Exatamente porque ninguém até agora entendeu bem o que leva a esses protestos, a chance de paralisação é tão grande. Propostas como tributar os desempregados para financiar programas de primeiro emprego, ou que focam em reduzir a carga de trabalho e a remuneração de servidores públicos, são exemplos de medidas que podem, quem sabe, detonar protestos que depois venham a despertar insatisfações mais profundas, como com a falta de emprego, a má distribuição de renda etc. Para que arriscar, se as coisas estão melhorando para todos mesmo sem as reformas?
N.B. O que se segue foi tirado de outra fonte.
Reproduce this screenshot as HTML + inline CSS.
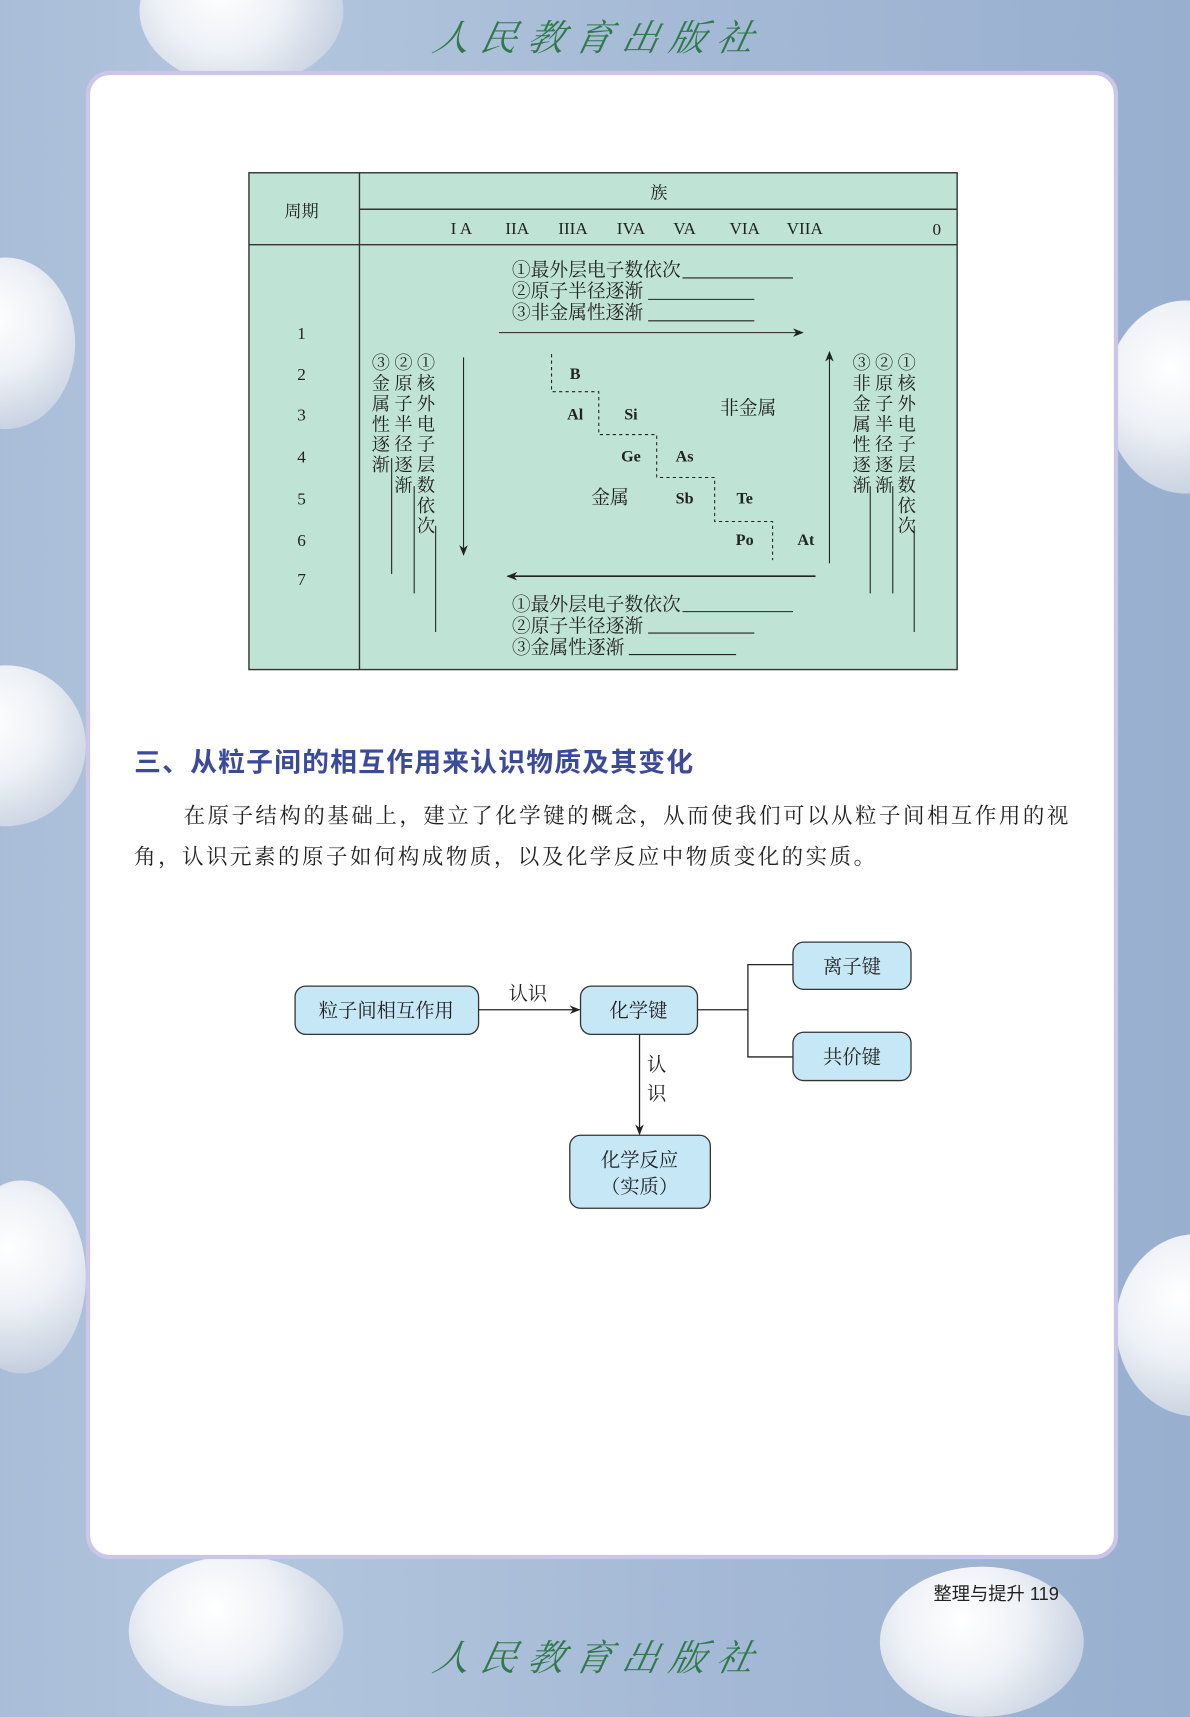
<!DOCTYPE html>
<html><head><meta charset="utf-8">
<style>
html,body{margin:0;padding:0;width:1190px;height:1683px;overflow:hidden}
body{background:linear-gradient(90deg,#a9bdd8 0%,#b3c6de 20%,#a4b9d5 60%,#98afcf 100%);font-family:"Liberation Serif","Noto Serif CJK SC",serif}
#w{position:absolute;left:0;top:0;width:1109px;height:1568px;transform:scale(1.07304);transform-origin:0 0}
.sph{position:absolute;border-radius:50%;background:radial-gradient(circle at 40% 35%,#fff 0%,#eef1f6 40%,#c9d3e2 80%,#b2c2d9 100%)}
.card{position:absolute;left:80px;top:66px;width:954px;height:1379px;background:#fff;border:4px solid #cbc6e8;border-radius:22px}
.t{position:absolute;white-space:nowrap;line-height:1}
.logo{position:absolute;left:405px;font-family:"Noto Serif CJK SC",serif;font-style:italic;color:#2f7a4a;font-size:34px;letter-spacing:10px;transform:skewX(-12deg)}
svg text{font-family:"Liberation Serif","Noto Serif CJK SC",serif}
</style></head><body><div id="w">
<div class="sph" style="left:130px;top:-60px;width:190px;height:140px"></div>
<div class="sph" style="left:-60px;top:240px;width:130px;height:160px"></div>
<div class="sph" style="left:-70px;top:620px;width:150px;height:150px"></div>
<div class="sph" style="left:-40px;top:1100px;width:120px;height:180px"></div>
<div class="sph" style="left:1030px;top:280px;width:150px;height:180px"></div>
<div class="sph" style="left:1040px;top:1150px;width:150px;height:170px"></div>
<div class="sph" style="left:120px;top:1450px;width:200px;height:140px"></div>
<div class="sph" style="left:820px;top:1460px;width:190px;height:140px"></div>
<div class="logo" style="top:8px">人民教育出版社</div>
<div class="logo" style="top:1518px">人民教育出版社</div>
<div class="card"></div>
<svg style="position:absolute;left:0;top:0" width="1109" height="1568">
<defs><marker id="a" markerWidth="10" markerHeight="8" refX="9" refY="4" orient="auto" markerUnits="userSpaceOnUse"><path d="M0,0 L10,4 L0,8 L3,4z" fill="#222"/></marker></defs>
<rect x="232" y="161" width="660" height="463" fill="#bfe3d4" stroke="#333" stroke-width="1.3"/>
<line x1="335" y1="161" x2="335" y2="624" stroke="#333" stroke-width="1.3"/>
<line x1="335" y1="195" x2="892" y2="195" stroke="#333" stroke-width="1.3"/>
<line x1="232" y1="228" x2="892" y2="228" stroke="#333" stroke-width="1.3"/>
<g font-size="16" fill="#222">
<text x="614" y="185" text-anchor="middle">族</text>
<text x="281" y="202" text-anchor="middle">周期</text>
<g text-anchor="middle"><text x="430" y="218">I A</text><text x="482" y="218">IIA</text><text x="534" y="218">IIIA</text><text x="588" y="218">IVA</text><text x="638" y="218">VA</text><text x="694" y="218">VIA</text><text x="750" y="218">VIIA</text><text x="873" y="219">0</text>
<text x="281" y="316">1</text><text x="281" y="354">2</text><text x="281" y="392">3</text><text x="281" y="431">4</text><text x="281" y="470">5</text><text x="281" y="509">6</text><text x="281" y="545">7</text></g>
</g>
<g font-size="17.5" fill="#222">
<text x="477" y="257">①最外层电子数依次</text><text x="477" y="277">②原子半径逐渐</text><text x="477" y="297">③非金属性逐渐</text>
<text x="477" y="569">①最外层电子数依次</text><text x="477" y="589">②原子半径逐渐</text><text x="477" y="609">③金属性逐渐</text>
<text x="671" y="386">非金属</text><text x="551" y="469">金属</text>
</g>
<g stroke="#222" stroke-width="1"><line x1="636" y1="259" x2="739" y2="259"/><line x1="604" y1="279" x2="703" y2="279"/><line x1="604" y1="299" x2="703" y2="299"/>
<line x1="636" y1="570" x2="739" y2="570"/><line x1="604" y1="590" x2="703" y2="590"/><line x1="586" y1="610" x2="686" y2="610"/>
<line x1="465" y1="310" x2="748" y2="310" marker-end="url(#a)"/>
<line x1="760" y1="537" x2="473" y2="537" stroke-width="1.5" marker-end="url(#a)"/>
<line x1="432" y1="333" x2="432" y2="517" marker-end="url(#a)"/>
<line x1="773" y1="525" x2="773" y2="328" marker-end="url(#a)"/>
<line x1="365" y1="427" x2="365" y2="535"/><line x1="386" y1="453" x2="386" y2="553"/><line x1="406" y1="490" x2="406" y2="589"/>
<line x1="811" y1="453" x2="811" y2="553"/><line x1="832" y1="453" x2="832" y2="553"/><line x1="852" y1="490" x2="852" y2="589"/>
</g>
<path d="M514,330 V365 H558 V405 H612 V445 H666 V486 H720 V522" fill="none" stroke="#222" stroke-dasharray="3,3"/>
<g font-size="15" font-weight="bold" fill="#222" text-anchor="middle">
<text x="536" y="353">B</text><text x="536" y="391">Al</text><text x="588" y="391">Si</text><text x="588" y="430">Ge</text><text x="638" y="430">As</text><text x="638" y="469">Sb</text><text x="694" y="469">Te</text><text x="694" y="508">Po</text><text x="751" y="508">At</text></g>
<g font-size="17" fill="#222" text-anchor="middle">
<text x="355" y="344">③</text><text x="376" y="344">②</text><text x="397" y="344">①</text>
<text x="355" y="363">金</text><text x="355" y="382">属</text><text x="355" y="401">性</text><text x="355" y="420">逐</text><text x="355" y="439">渐</text>
<text x="376" y="363">原</text><text x="376" y="382">子</text><text x="376" y="401">半</text><text x="376" y="420">径</text><text x="376" y="439">逐</text><text x="376" y="458">渐</text>
<text x="397" y="363">核</text><text x="397" y="382">外</text><text x="397" y="401">电</text><text x="397" y="420">子</text><text x="397" y="439">层</text><text x="397" y="458">数</text><text x="397" y="477">依</text><text x="397" y="496">次</text>
<text x="803" y="344">③</text><text x="824" y="344">②</text><text x="845" y="344">①</text>
<text x="803" y="363">非</text><text x="803" y="382">金</text><text x="803" y="401">属</text><text x="803" y="420">性</text><text x="803" y="439">逐</text><text x="803" y="458">渐</text>
<text x="824" y="363">原</text><text x="824" y="382">子</text><text x="824" y="401">半</text><text x="824" y="420">径</text><text x="824" y="439">逐</text><text x="824" y="458">渐</text>
<text x="845" y="363">核</text><text x="845" y="382">外</text><text x="845" y="401">电</text><text x="845" y="420">子</text><text x="845" y="439">层</text><text x="845" y="458">数</text><text x="845" y="477">依</text><text x="845" y="496">次</text>
</g>
<!-- flowchart -->
<g fill="#c6e7f6" stroke="#333" stroke-width="1.2">
<rect x="275" y="919" width="171" height="45" rx="10"/><rect x="541" y="919" width="109" height="45" rx="10"/>
<rect x="739" y="878" width="110" height="44" rx="10"/><rect x="739" y="962" width="110" height="45" rx="10"/>
<rect x="531" y="1058" width="131" height="68" rx="10"/></g>
<g stroke="#222" stroke-width="1.2" fill="none">
<line x1="446" y1="941" x2="540" y2="941" marker-end="url(#a)"/>
<path d="M650,941 H697 M739,899 H697 V985 H739"/>
<line x1="596" y1="964" x2="596" y2="1057" marker-end="url(#a)"/></g>
<g font-size="18" fill="#222" text-anchor="middle">
<text x="360" y="948">粒子间相互作用</text><text x="595" y="948">化学键</text><text x="794" y="907">离子键</text><text x="794" y="991">共价键</text>
<text x="596" y="1087">化学反应</text><text x="596" y="1112">（实质）</text>
<text x="492" y="932">认识</text><text x="612" y="998">认</text><text x="612" y="1025">识</text></g>
</svg>
<div class="t" style="left:125px;top:699px;font-family:'Liberation Sans','Noto Sans CJK SC',sans-serif;font-weight:bold;font-size:25px;letter-spacing:1.1px;color:#3c4a9c">三、从粒子间的相互作用来认识物质及其变化</div>
<div class="t" style="left:171px;top:751px;font-size:20px;letter-spacing:2.35px;color:#222">在原子结构的基础上，建立了化学键的概念，从而使我们可以从粒子间相互作用的视</div>
<div class="t" style="left:125px;top:789px;font-size:20px;letter-spacing:2.35px;color:#222">角，认识元素的原子如何构成物质，以及化学反应中物质变化的实质。</div>
<div class="t" style="left:870px;top:1477px;font-family:'Liberation Sans','Noto Sans CJK SC',sans-serif;font-size:17px;color:#222">整理与提升&nbsp;119</div>
</div></body></html>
Eu me alinho mais com o segundo tipo de visão. Acho que a retomada do crescimento, calcada no avanço da demanda doméstica, vai gerar aumento de confiança e uma onda de otimismo que será o novo mantra nacional na economia. É dizer, governo, mídia e empresas vão abraçar a narrativa de que agora a coisa vai, porque isso lhes interessa, deixando de lado o discurso, até certo ponto antagônico, de que as reformas são essenciais para que o país volte a crescer.

Vai funcionar? Depende muito do que vai ocorrer com o investimento privado. Minha leitura é que esse não volta ao patamar pré-recessão sem novas reformas, pois sem elas o crescimento não se sustentará a médio prazo. E nem o empresário nacional, nem o investidor estrangeiro, tenderão a embarcar em uma recuperação cíclica que pode durar apenas um par de anos.

Mas, vamos torcer. Um feliz 2020 para todos!